Article 3 of the First Protocol to the European Convention on Human Rights was first brought to my attention in relation to Sark. It has been alleged that our 442 year old constitutional and legal order – still in many ways feudal – is not compatible with this Article, and that therefore we must reform. The UK Government has been exerting enormous pressure on us to adopt its particular favoured set of reforms. So what does this Article say?
Article 3 – Right to free elections
The High Contracting Parties undertake to hold free elections at reasonable intervals by secret ballot, under conditions which will ensure the free expression of the opinion of the people in the choice of the legislature.
Since so much hoo-ha has been made for so long about what a (perfectly happy) community of 600 people is doing (and we may, incidentally note here, that a breach of this – or any other – Article by Sark has in fact not been proven in any court of law, while a breach of the same Article by the British Government’s treatment of disenfranchised British prisoners, has been proven years ago. Yet the British Government continues to drag its heels over its own need for reform while applying enormous pressure on Sark!), we can, presumably, safely assume that the British Government has no greater concerns over violations of this Article it is responsible for?
On the surface, Britain’s own legislature seems clearly compliant: members of Westminster Parliament are elected (at least, that is, members of the House of Commons), and elections are held on terms which seem to comply with this Article. But a closer inspection of the European Court of Human Rights’ jurisprudence seems to reveal a somewhat different story. For a start, what does the term “legislature” in Article 3 mean? Does it mean only the national parliament? This question was answered by the European Court of Human Rights ruling in the case of Matthews vs. the United Kingdom (Application no. 24833/94). The case involved a resident of Gibraltar who complained that her human rights were being violated because she was not allowed to participate in elections to the European Parliament; yet EU law applies in Gibraltar, so she was bound by the laws enacted by that parliament. The key question on which the case turned was: is the European Parliament a part of the legislature of Gibraltar? The British Government maintained that it was not, that the term “legislature” in Article 3 referred only to the national parliament, which in the applicant’s case was Gibraltar’s national parliament. Mathews, however, claimed, and the Court confirmed in its ruling, that it was.

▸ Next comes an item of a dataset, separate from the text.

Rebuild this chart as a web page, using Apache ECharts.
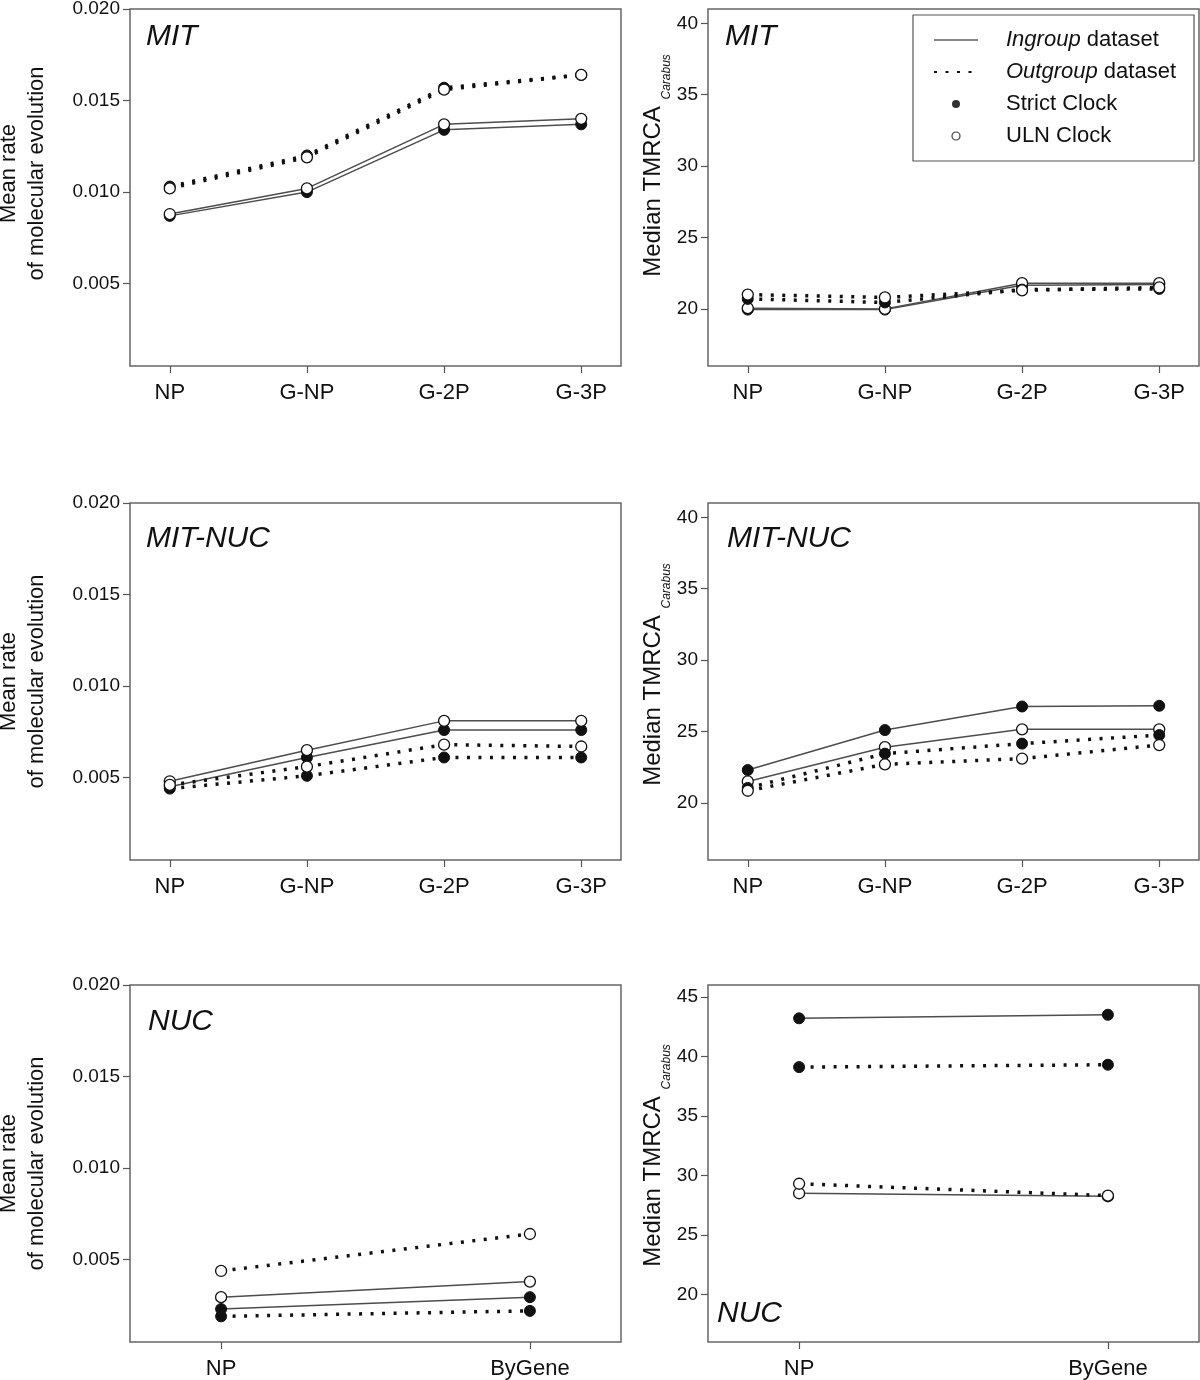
<!DOCTYPE html>
<html>
<head>
<meta charset="utf-8">
<title>Rates and TMRCA</title>
<script src="https://cdn.jsdelivr.net/npm/echarts@6/dist/echarts.min.js"></script>
<style>
  html, body { margin: 0; background: #fff; }
  #chart { width: 1200px; height: 1380px; }
</style>
</head>
<body>
<div id="chart"></div>
<script>
var FONT = '"Liberation Sans", Arial, Helvetica, sans-serif';

// categories and ticks
var geneCats = ['NP', 'G-NP', 'G-2P', 'G-3P'];
var nucCats = ['NP', 'ByGene'];
var rateTicks = [0.005, 0.010, 0.015, 0.020];
var ageTicks = [20, 25, 30, 35, 40];
var ageTicksNuc = [20, 25, 30, 35, 40, 45];

// MIT - mean rate
var mitRateInStrict  = [0.0087, 0.0100, 0.0134, 0.0137];
var mitRateInULN     = [0.0088, 0.0102, 0.0137, 0.0140];
var mitRateOutStrict = [0.0103, 0.0120, 0.0157, 0.0164];
var mitRateOutULN    = [0.0102, 0.0119, 0.0156, 0.0164];

// MIT - median TMRCA
var mitAgeInStrict  = [19.95, 19.95, 21.65, 21.7];
var mitAgeInULN     = [20.05, 20.0, 21.8, 21.8];
var mitAgeOutStrict = [20.7, 20.45, 21.35, 21.4];
var mitAgeOutULN    = [21.0, 20.8, 21.3, 21.5];

// MIT-NUC - mean rate
var mnRateInStrict  = [0.0045, 0.0061, 0.0076, 0.0076];
var mnRateInULN     = [0.0048, 0.0065, 0.0081, 0.0081];
var mnRateOutStrict = [0.0044, 0.0051, 0.0061, 0.0061];
var mnRateOutULN    = [0.0046, 0.0056, 0.0068, 0.0067];

// MIT-NUC - median TMRCA
var mnAgeInStrict  = [22.3, 25.1, 26.75, 26.8];
var mnAgeInULN     = [21.5, 23.9, 25.15, 25.15];
var mnAgeOutStrict = [21.05, 23.45, 24.15, 24.75];
var mnAgeOutULN    = [20.85, 22.7, 23.1, 24.05];

// NUC - mean rate
var nucRateInStrict  = [0.0023, 0.00295];
var nucRateInULN     = [0.00295, 0.0038];
var nucRateOutStrict = [0.0019, 0.0022];
var nucRateOutULN    = [0.00438, 0.0064];

// NUC - median TMRCA
var nucAgeInStrict  = [43.2, 43.5];
var nucAgeInULN     = [28.5, 28.25];
var nucAgeOutStrict = [39.1, 39.3];
var nucAgeOutULN    = [29.3, 28.3];

var panelNames = ['MIT', 'MIT', 'MIT-NUC', 'MIT-NUC', 'NUC', 'NUC'];

var myChart = echarts.init(document.getElementById('chart'));

var colLeft = [130, 708];
var rowTop = [9, 503, 985];
var gridW = 491, gridH = 357;

function pts(arr) {
  return arr.map(function (v, i) { return [i, v]; });
}

var inLine = { color: '#4d4d4d', width: 1.5, type: 'solid' };
var outLine = { color: '#111', width: 3.5, type: [3, 8.5], cap: 'butt' };
var filled = { color: '#111', borderColor: '#111', borderWidth: 1 };
var open = { color: '#fff', borderColor: '#111', borderWidth: 1.3 };
var hidden = { color: 'rgba(0,0,0,0)', opacity: 0 };

var grids = [], xAxes = [], yAxes = [], series = [], titles = [];

function addGrid(r, c) {
  grids.push({
    left: colLeft[c], top: rowTop[r], width: gridW, height: gridH,
    show: true, borderColor: '#666', borderWidth: 1.5,
    backgroundColor: 'transparent', containLabel: false, outerBoundsMode: 'none'
  });
}

function addX(idx, cats) {
  var pad = cats.length === 4 ? 0.29 : 0.295;
  var vals = cats.map(function (c, i) { return i; });
  xAxes.push({
    type: 'value', gridIndex: idx, min: -pad, max: cats.length - 1 + pad, position: 'bottom',
    axisLine: { show: false, onZero: false }, splitLine: { show: false },
    axisTick: { show: true, customValues: vals, length: 7, lineStyle: { color: '#555', width: 1.2 } },
    axisLabel: {
      customValues: vals, margin: 16, fontSize: 22, color: '#111', fontFamily: FONT,
      formatter: function (v) { return cats[Math.round(v)]; }
    }
  });
}

function addRateY(idx, shift) {
  yAxes.push({
    type: 'value', gridIndex: idx, min: 0.0005, max: 0.020, position: 'left',
    axisLine: { show: false, onZero: false }, splitLine: { show: false },
    axisTick: { show: true, customValues: rateTicks, length: 7, lineStyle: { color: '#555', width: 1.2 } },
    axisLabel: {
      customValues: rateTicks, margin: 10, fontSize: 19, color: '#111', fontFamily: FONT,
      formatter: function (v) { return v.toFixed(3); }
    },
    name: 'Mean rate\nof molecular evolution',
    nameLocation: 'middle', nameRotate: 90, nameGap: 79,
    nameTextStyle: { fontSize: 22, lineHeight: 28, color: '#111', fontFamily: FONT, padding: [0, 0, 0, shift * 2] }
  });
}

function addAgeY(idx, max, ticks, shift) {
  yAxes.push({
    type: 'value', gridIndex: idx, min: 16, max: max, position: 'left',
    axisLine: { show: false, onZero: false }, splitLine: { show: false },
    axisTick: { show: true, customValues: ticks, length: 7, lineStyle: { color: '#555', width: 1.2 } },
    axisLabel: { customValues: ticks, margin: 10, fontSize: 19, color: '#111', fontFamily: FONT },
    name: '{m|Median TMRCA }{s|Carabus}',
    nameLocation: 'middle', nameRotate: 90, nameGap: 36,
    nameTextStyle: {
      padding: [0, 0, 0, shift * 2],
      rich: {
        m: { fontSize: 24, lineHeight: 30, verticalAlign: 'middle', color: '#111', fontFamily: FONT },
        s: { fontSize: 12, lineHeight: 12, fontStyle: 'italic', padding: [28, 0, 0, 0], color: '#111', fontFamily: FONT }
      }
    }
  });
}

function addPanelSeries(idx, inStrict, inULN, outStrict, outULN) {
  var sets = [
    [inStrict, inLine, filled],
    [inULN, inLine, open],
    [outStrict, outLine, filled],
    [outULN, outLine, open]
  ];
  sets.forEach(function (s) {
    series.push({
      type: 'line', xAxisIndex: idx, yAxisIndex: idx,
      data: pts(s[0]), lineStyle: s[1], itemStyle: s[2],
      symbol: 'circle', symbolSize: 11, showSymbol: true, silent: true
    });
  });
}

for (var r = 0; r < 3; r++) {
  for (var c = 0; c < 2; c++) {
    addGrid(r, c);
    addX(r * 2 + c, r === 2 ? nucCats : geneCats);
  }
}

addRateY(0, 14);
addAgeY(1, 41, ageTicks, 22);
addRateY(2, 0);
addAgeY(3, 41, ageTicks, 7);
addRateY(4, 0);
addAgeY(5, 46, ageTicksNuc, 8);

addPanelSeries(0, mitRateInStrict, mitRateInULN, mitRateOutStrict, mitRateOutULN);
addPanelSeries(1, mitAgeInStrict, mitAgeInULN, mitAgeOutStrict, mitAgeOutULN);
addPanelSeries(2, mnRateInStrict, mnRateInULN, mnRateOutStrict, mnRateOutULN);
addPanelSeries(3, mnAgeInStrict, mnAgeInULN, mnAgeOutStrict, mnAgeOutULN);
addPanelSeries(4, nucRateInStrict, nucRateInULN, nucRateOutStrict, nucRateOutULN);
addPanelSeries(5, nucAgeInStrict, nucAgeInULN, nucAgeOutStrict, nucAgeOutULN);

// legend-only series (no data)
series.push(
  { name: 'Ingroup dataset', type: 'line', xAxisIndex: 1, yAxisIndex: 1, data: [], symbol: 'none',
    itemStyle: hidden, lineStyle: { color: '#888', width: 2 } },
  { name: 'Outgroup dataset', type: 'line', xAxisIndex: 1, yAxisIndex: 1, data: [], symbol: 'none',
    itemStyle: hidden, lineStyle: { color: '#111', width: 3.5, type: [3, 8.5] } },
  { name: 'Strict Clock', type: 'scatter', xAxisIndex: 1, yAxisIndex: 1, data: [], symbol: 'circle',
    itemStyle: { color: '#000' } },
  { name: 'ULN Clock', type: 'scatter', xAxisIndex: 1, yAxisIndex: 1, data: [], symbol: 'circle',
    itemStyle: open }
);

// panel labels
var labelPos = [[146, 21.5], [725, 21.5], [146, 523.5], [727, 523.5], [148, 1007], [717, 1298.5]];
panelNames.forEach(function (n, i) {
  titles.push({
    text: n, left: labelPos[i][0], top: labelPos[i][1], padding: 0,
    textStyle: { fontSize: 30, fontStyle: 'italic', fontWeight: 'normal', color: '#111', fontFamily: FONT }
  });
});

var option = {
  backgroundColor: '#fff',
  animation: false,
  title: titles,
  legend: {
    show: true, orient: 'vertical', left: 913, top: 15,
    padding: [14, 18, 14, 20], itemWidth: 44, itemHeight: 8, itemGap: 10,
    borderColor: '#555', borderWidth: 1.2, backgroundColor: '#fff', selectedMode: false,
    data: [
      { name: 'Ingroup dataset', itemStyle: { opacity: 0 } },
      { name: 'Outgroup dataset', itemStyle: { opacity: 0 } },
      { name: 'Strict Clock', itemStyle: { color: '#000', borderColor: '#000', borderWidth: 0 } },
      { name: 'ULN Clock', itemStyle: { color: '#fff', borderColor: '#111', borderWidth: 1.2 } }
    ],
    formatter: function (name) {
      if (name === 'Ingroup dataset') return '{it|Ingroup} dataset';
      if (name === 'Outgroup dataset') return '{it|Outgroup} dataset';
      return name;
    },
    textStyle: {
      fontSize: 22, lineHeight: 22, color: '#111', fontFamily: FONT, padding: [0, 0, 0, 23],
      rich: { it: { fontStyle: 'italic', fontSize: 22, color: '#111', fontFamily: FONT } }
    }
  },
  grid: grids,
  xAxis: xAxes,
  yAxis: yAxes,
  series: series
};

myChart.setOption(option);
</script>
</body>
</html>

A body forms a part of the legislature of a jurisdiction if it “is sufficiently involved in the specific legislative processes leading to the passage of legislation [of the jurisdiction] and is sufficiently involved in the general democratic supervision of the activities [of that jurisdiction]” (Judgement of the European Court of Human Rights, Strassbourg, in the case of Matthews vs. the United Kingdom (Application no. 24833/94), ΒΆ54
The Court ruled that the European Parliament satisfied this test vis-a-vis Gibraltar and thus formed a part of Gibraltar’s legislature and thus the human rights of the applicant were being violated.

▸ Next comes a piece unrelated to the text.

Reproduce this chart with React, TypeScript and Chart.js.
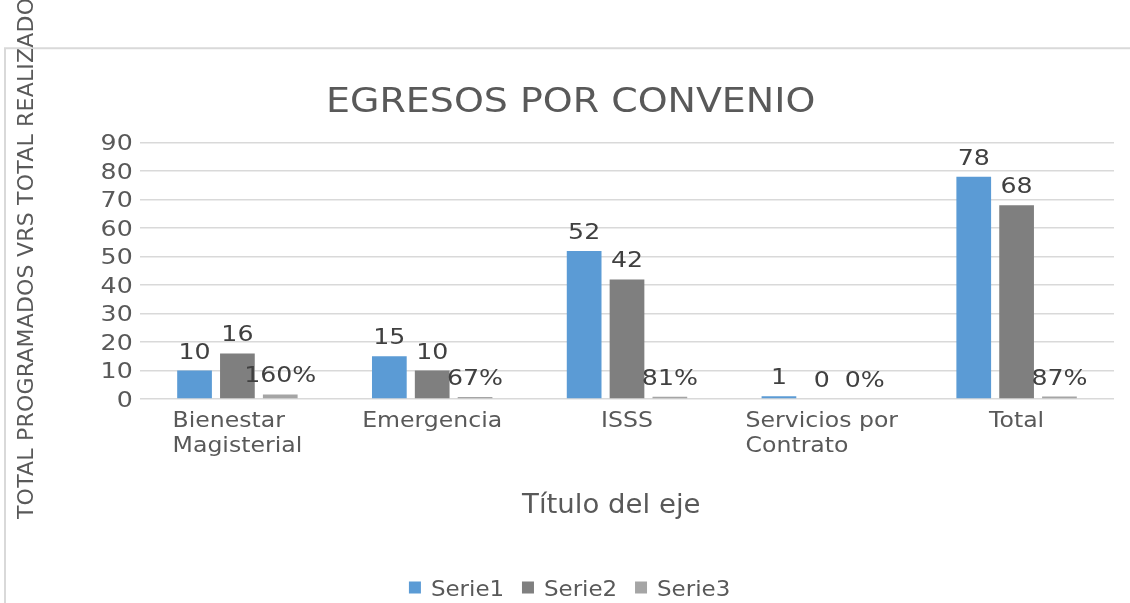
import { useEffect, useRef } from 'react';
import { Chart, registerables } from 'chart.js';

Chart.register(...registerables);

const chartTitle = 'EGRESOS POR CONVENIO';
const yAxisTitle = 'TOTAL PROGRAMADOS VRS TOTAL REALIZADO';
const xAxisTitle = 'Título del eje';
const categories: string[][] = [
  ['Bienestar', 'Magisterial'],
  ['Emergencia'],
  ['ISSS'],
  ['Servicios por', 'Contrato'],
  ['Total'],
];
const seriesNames = ['Serie1', 'Serie2', 'Serie3'];
const serie1 = [10, 15, 52, 1, 78];
const serie2 = [16, 10, 42, 0, 68];
const serie3 = [1.6, 0.67, 0.81, 0, 0.87];
const yMin = 0;
const yMax = 90;
const yStep = 10;
const seriesColors = ['#5B9BD5', '#7F7F7F', '#A5A5A5'];

const FONT = '"DejaVu Sans", sans-serif';
const TEXT = '#595959';
const LABEL = '#404040';

type Style = { size: number; sx: number; sp: number };
const ST_TITLE: Style = { size: 33, sx: 1.15, sp: 0 };
const ST_TICK: Style = { size: 20.5, sx: 1.23, sp: 0 };
const ST_DATA: Style = { size: 20.5, sx: 1.23, sp: 0 };
const ST_CAT: Style = { size: 20.5, sx: 1.15, sp: 0 };
const ST_LEG: Style = { size: 20.5, sx: 1.12, sp: 0 };
const ST_XT: Style = { size: 26, sx: 1.06, sp: 0 };
const ST_YT: Style = { size: 22, sx: 1, sp: 0.2 };

function textWidth(ctx: CanvasRenderingContext2D, text: string, st: Style) {
  ctx.font = `${st.size}px ${FONT}`;
  ctx.letterSpacing = '0px';
  const w = ctx.measureText(text).width;
  return w * st.sx + st.sp * (Array.from(text).length - 1);
}

function drawText(
  ctx: CanvasRenderingContext2D,
  text: string,
  x: number,
  y: number,
  st: Style,
  align: 'left' | 'center' | 'right'
) {
  const vis = textWidth(ctx, text, st);
  let lx = x;
  if (align === 'center') lx = x - vis / 2;
  else if (align === 'right') lx = x - vis;
  ctx.save();
  ctx.translate(lx, y);
  ctx.scale(st.sx, 1);
  ctx.font = `${st.size}px ${FONT}`;
  ctx.letterSpacing = st.sp / st.sx + 'px';
  ctx.textAlign = 'left';
  ctx.textBaseline = 'alphabetic';
  ctx.fillText(text, 0, 0);
  ctx.restore();
}

const formatLabel = (dsIndex: number, v: number) =>
  dsIndex === 2 ? Math.round(v * 100) + '%' : String(v);

const decor = {
  id: 'decor',
  afterDraw(chart: any) {
    const ctx = chart.ctx as CanvasRenderingContext2D;
    ctx.save();

    // outer frame
    ctx.strokeStyle = '#d9d9d9';
    ctx.lineWidth = 2;
    ctx.beginPath();
    ctx.moveTo(5, 700);
    ctx.lineTo(5, 48.3);
    ctx.lineTo(1200, 48.3);
    ctx.stroke();

    // title
    ctx.fillStyle = TEXT;
    drawText(ctx, chartTitle, 570.7, 111.7, ST_TITLE, 'center');

    // y axis title
    ctx.save();
    ctx.translate(33.3, 258.5);
    ctx.rotate(-Math.PI / 2);
    drawText(ctx, yAxisTitle, 0, 0, ST_YT, 'center');
    ctx.restore();

    // x axis title
    drawText(ctx, xAxisTitle, 611.3, 513.3, ST_XT, 'center');

    // y tick labels from the scale's ticks
    const yScale = chart.scales.y;
    yScale.ticks.forEach((t: any) => {
      const py = yScale.getPixelForValue(t.value);
      drawText(ctx, String(t.value), 132.7, py + 7.5, ST_TICK, 'right');
    });

    // category labels (block centered, lines left-aligned)
    const xScale = chart.scales.x;
    categories.forEach((lines, i) => {
      const cx = xScale.getPixelForValue(i);
      const maxW = Math.max(...lines.map((l) => textWidth(ctx, l, ST_CAT)));
      const left = cx - maxW / 2;
      lines.forEach((line, j) => {
        drawText(ctx, line, left, 426.7 + j * 25, ST_CAT, 'left');
      });
    });

    // data labels
    ctx.fillStyle = LABEL;
    chart.data.datasets.forEach((ds: any, di: number) => {
      const meta = chart.getDatasetMeta(di);
      meta.data.forEach((el: any, j: number) => {
        const v = ds.data[j];
        drawText(ctx, formatLabel(di, v), el.x, el.y - 12, ST_DATA, 'center');
      });
    });

    // legend
    const box = 12;
    const boxGap = 9;
    const itemGap = 18.8;
    const widths = chart.data.datasets.map(
      (ds: any) => box + boxGap + textWidth(ctx, ds.label, ST_LEG)
    );
    const total =
      widths.reduce((a: number, b: number) => a + b, 0) + itemGap * (widths.length - 1);
    let x = 569.1 - total / 2;
    chart.data.datasets.forEach((ds: any, di: number) => {
      ctx.fillStyle = ds.backgroundColor;
      ctx.fillRect(x, 581.5, box, box);
      ctx.fillStyle = TEXT;
      drawText(ctx, ds.label, x + box + boxGap + 1, 596, ST_LEG, 'left');
      x += widths[di] + itemGap;
    });

    ctx.restore();
  },
};

export default function App() {
  const ref = useRef<HTMLCanvasElement>(null);
  useEffect(() => {
    const canvas = ref.current!;
    const chart = new Chart(canvas, {
      type: 'bar',
      data: {
        labels: categories.map((c) => c.join(' ')),
        datasets: [
          { label: seriesNames[0], data: serie1, backgroundColor: seriesColors[0] },
          { label: seriesNames[1], data: serie2, backgroundColor: seriesColors[1] },
          { label: seriesNames[2], data: serie3, backgroundColor: seriesColors[2] },
        ],
      },
      options: {
        animation: false,
        responsive: false,
        devicePixelRatio: 1,
        layout: { padding: { left: 100, top: 142.7, right: 16, bottom: 194 } },
        datasets: { bar: { categoryPercentage: 0.66, barPercentage: 0.81 } },
        plugins: {
          legend: { display: false },
          title: { display: false },
          tooltip: { enabled: false },
        },
        scales: {
          x: {
            grid: { display: false },
            border: { display: false },
            ticks: { display: false },
            afterFit: (s: any) => {
              s.height = 10;
            },
          },
          y: {
            min: yMin,
            max: yMax,
            ticks: { stepSize: yStep, display: false },
            grid: { color: '#d9d9d9', lineWidth: 1.5, drawTicks: false },
            border: { display: false },
            afterFit: (s: any) => {
              s.width = 40;
            },
          },
        },
      } as any,
      plugins: [decor],
    });
    return () => chart.destroy();
  }, []);
  return (
    <div
      style={{ position: 'absolute', left: 0, top: 0, width: 1130, height: 603, background: '#fff' }}
    >
      <canvas ref={ref} width={1130} height={603} style={{ display: 'block' }} />
    </div>
  );
}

But of the three bodies involved in the legislative process of the European Union – the European Parliament, the Council of the European Union, and the European Commission – which one, we might ask, is the most “involved in the specific legislative processes leading to the passage of legislation of the European Union and is sufficiently involved in the general democratic supervision of the activities of the European Union”? Even a casual look at the four legislative procedures used to enact EU legislation (the codecision procedure, the assent procedure, the consultation procedure and the cooperation procedure) makes it utterly clear that in each case, the role, the powers, and the involvement of the Council of the European Union, and (though perhaps less obviously) of the European Commission, are greater than those of the European Parliament. Both the Council of the European Union and the European Commission are involved in specific legislative processes leading to the passage of EU legislation and are involved in the general democratic supervision of the EU to an extent at least equal to, indeed greater than, the European Parliament. If the European Parliament forms a part of the legislature of EU member states, then surely ipso facto so too do the Council of the European Union and the European Commission. Yet do the High Contracting parties hold elections at reasonable intervals by secret ballot, under conditions which will ensure the free expression of the opinion of the people in the choice of the composition of those two bodies? If not, is it not the case that in fact every EU member state is violating the human rights guaranteed by Article 3 of the First Protocol to the European Convention of all of its residents, and that democracy in the European Union is, in fact, a farce?
A farce further aggravated by the recent signing of the Reform Treaty (the Lisbon Treaty) which is shifting more legislative powers from national parliaments (which are accountable to their electorates) to EU organs (which are not democratically accountable to anybody). Is not the signing of this treaty in fact itself a violation of the European Convention on Human Rights?
In the light of all this, one might legitimately ask, why are the British Government so concerned with harassing Sark?